Now we identify if the correct filter has been configured in the switch.
fabric 210 show zoning-filter filter [First Filter ID Value]
----------------------------------------------------------------
Node 210 (L10)
----------------------------------------------------------------
FilterId Name EtherT ArpOpc Prot MatchOnlyFrag Stateful SFromPort SToPort DFromPort DToPort Prio Icmpv4T Icmpv6T TcpRules
======== =========== ====== ========= ======= ====== ======= ======= ==== ==== ==== ========= ======= ======== ========
1713 1713_0 ip unspecified tcp no no unspecified unspecified http http dport unspecified unspecified
As you can see this is the Destination HTTP filter that ACI has created because Kubernetes has been configured to use that services.
Now let's check the second filter 1797.
Again, you are going to have to build the command based on the returned value out the cli outupt.
fabric 210 show zoning-filter filter [Second Filter ID Value]
----------------------------------------------------------------
Node 210 (L10)
----------------------------------------------------------------
FilterId Name EtherT ArpOpc Prot MatchOnlyFrag Stateful SFromPort SToPort DFromPort DToPort Prio Icmpv4T Icmpv6T TcpRules
======== =========== ====== ========= ======= ====== ======= ======= ==== ==== ==== ========= ======= ======== ========
1797 1797_0 ip unspecified tcp no no http http unspecified unspecified sport unspecified unspecified
Now this is the Source Port. As you can see ACI has configured these filters for you.
The next step is to find out where Node 210 is going to send the packets after the Service Graph. Therefore, we need to check the Service Redirediction Policy in Node 210. We will be using the redir destination group we gathered from the above command (Filter command) which returned 5457.
fabric 210 show service redir info group [redir destgrp Value]

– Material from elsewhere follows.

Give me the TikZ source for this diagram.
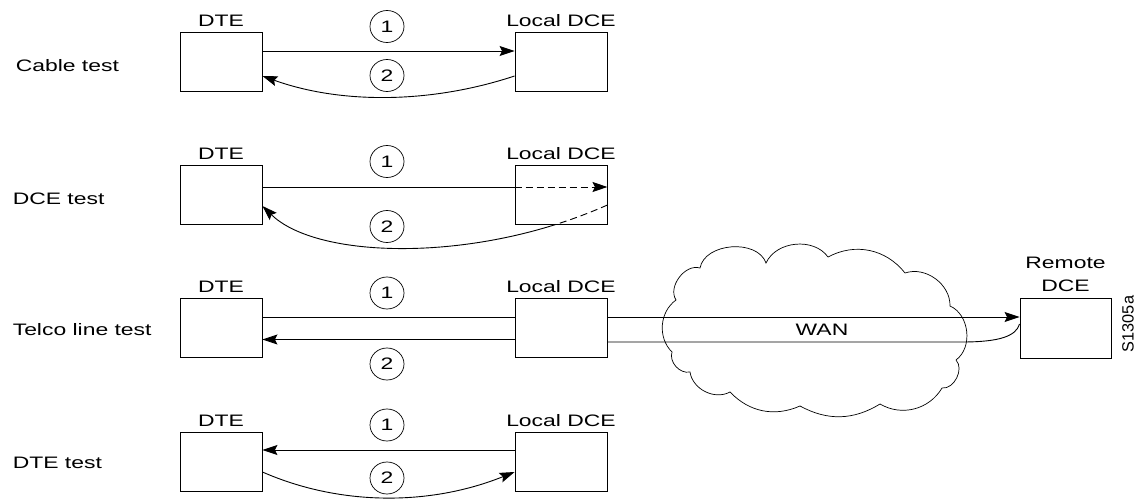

---------------------------------------------------------------- Node 210 (L10) ---------------------------------------------------------------- ============================================================================================ LEGEND TL: Threshold(Low) | TH: Threshold(High) | HP: HashProfile | HG: HealthGrp ============================================================================================ GrpID Name destination HG-name operSt operStQual TL TH HP Tracking ===== ==== =========== ============== ======= ============ === ==== ======== ======== 5457 destgrp-5457 dest-[10.107.2.4]-[vxlan-2555909] Not attached enabled no-oper-grp 0 0 symmetric no dest-[10.107.2.2]-[vxlan-2555909] Not attached
As you can see the Service Redirediction Policy is pointing to the two nodes in your Kubernetes cluster. The next step is to find out VNID in order for Node 210 to be sent the packets. In this particular case we are leveraging vnid 2555909
Let's take the first node as an example 10.107.2.4
fabric 210 show service redir info destination [IP from previous cmd] vnid [VRF VXLAN VNID]
----------------------------------------------------------------
Node 210 (L10)
----------------------------------------------------------------
============================================================================================
LEGEND
TL: Threshold(Low) | TH: Threshold(High) | HP: HashProfile | HG: HealthGrp
============================================================================================
Name bdVnid vMac vrf operSt operStQual HG-name
==== ====== ==== ==== ===== ========= =======
dest-[10.107.2.4]-[vxlan-2555909] vxlan-15138766 0A:ED:2C:3B:22:EB common:k8s_vrf enabled no-oper-dest Not attached
Now we are able to gather the VNID where the packets are going to be destined to vxlan-15138766
We understand that the nodes are located in Node 207 and Node 208. The next step is to find out connection ports. We leverage the VNID we located from the above output.
fabric 207 show vlan extended | grep [bdVnid Value]
52 common:k8s_pod09_bd_kubernetes- vxlan-15138766 Eth1/7
fabric 208 show vlan extended | grep [bdVnid Value]
40 common:k8s_pod09_bd_kubernetes- vxlan-15138766 Eth1/7
As you can see both hosts are located in port 1/7
kubectl describe node pod09-node1 | grep opflex
opflex.cisco.com/pod-network-ranges={"V4":[{"start":"10.207.1.2","end":"10.207.1.129"}]}
opflex.cisco.com/service-endpoint={"mac":"0a:ed:2c:3b:22:eb","ipv4":"10.107.2.4"}
As you can see 10.107.2.4 matches the output of the Service Redirediction Policy. You have succesfully traced the path from the Border Leaf all of the way to the Node(s).